Aretha (really, no last name needed) executive-produced “A Woman Falling Out of Love” and produced most of the tracks herself. Never one for restraint, she piles on the strings and keyboards, matching her multi-octave melismas with lavish instrumentation. “A Woman Falling Out of Love” is like a gourmet Sunday brunch buffet, overflowing with opulent deliciousness — indulgent, fattening, sugary, and just in time for Mother’s Day.

Franklin pours it all on the opening track “How Long I’ve Waited”: strings over synths over operatic overstatement. But she gets gritty by the next track’s ode to B.B. King, her Big Mama Thornton howl echoed by swinging horns. She scats like Ella on “U Can’t See Me” and praises the Lord with all the magnificence of Mahalia on “Faithful” (a duet with Karen Clark-Sheard). Aretha is truly, as Rolling Stone recently named her, the greatest singer of all time.

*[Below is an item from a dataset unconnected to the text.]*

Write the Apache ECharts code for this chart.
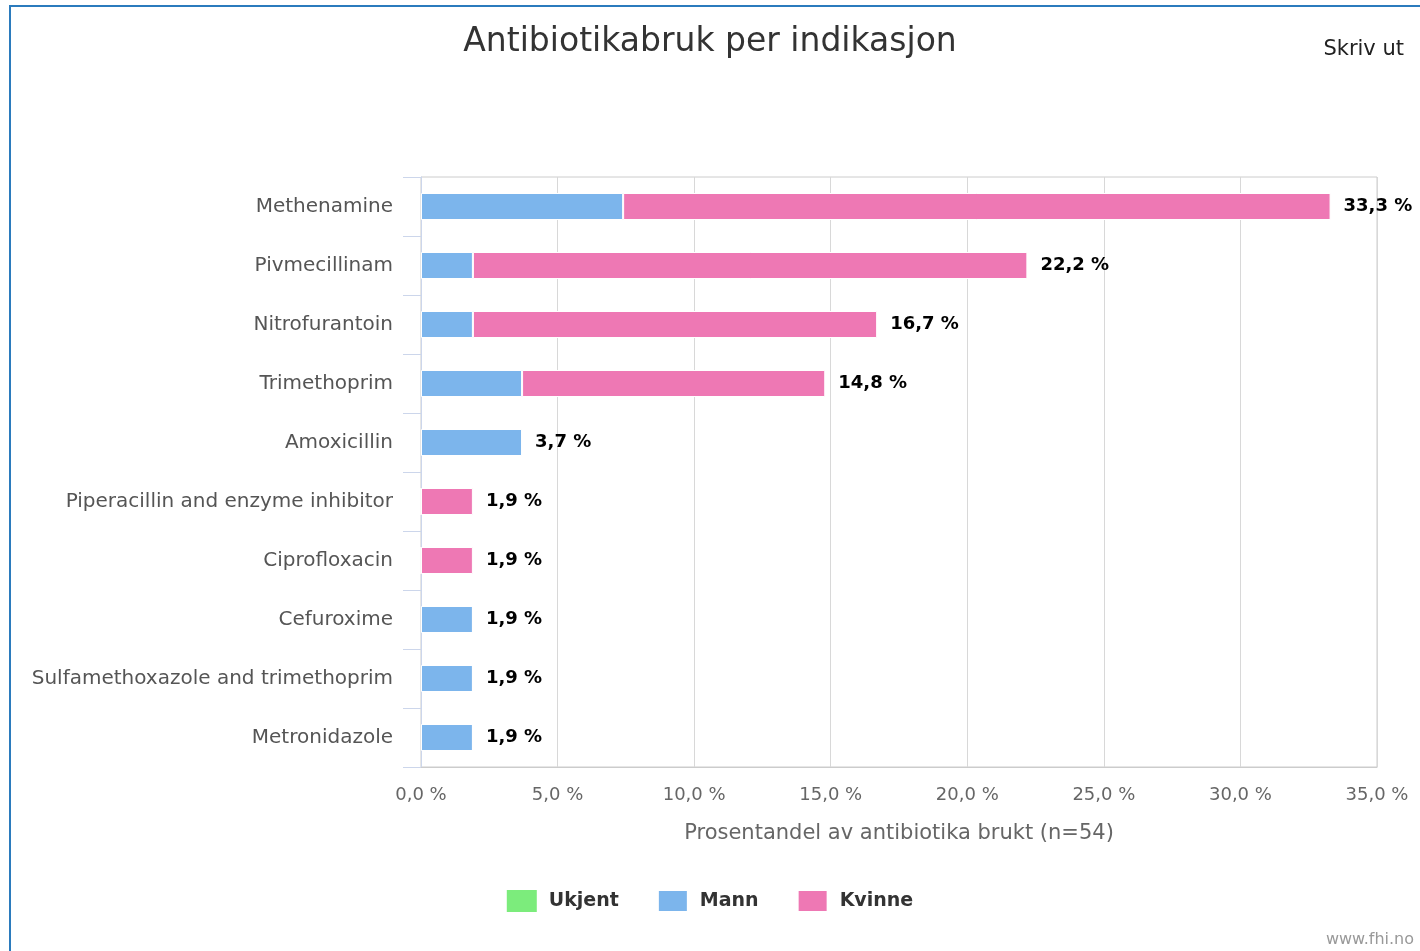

Her taste, well, as we all know from that inauguration hat, that’s another matter. (“A Woman Falling” includes her presidential rendition of “My Country ‘Tis of Thee.”) Aretha has long added a second title to her name: the queen of smooth. Tracks like the über-schmaltzy cover of “The Way We Were,” with Ron Isley, will play well on soft jazz stations. Her chatty, inspirational, girl-talk liner notes — signed “Ree Ree” — cater to Oprah’s crowd. Forgive her her bourgeois affectations; I’ll welcome a “New Day” with Aretha any time.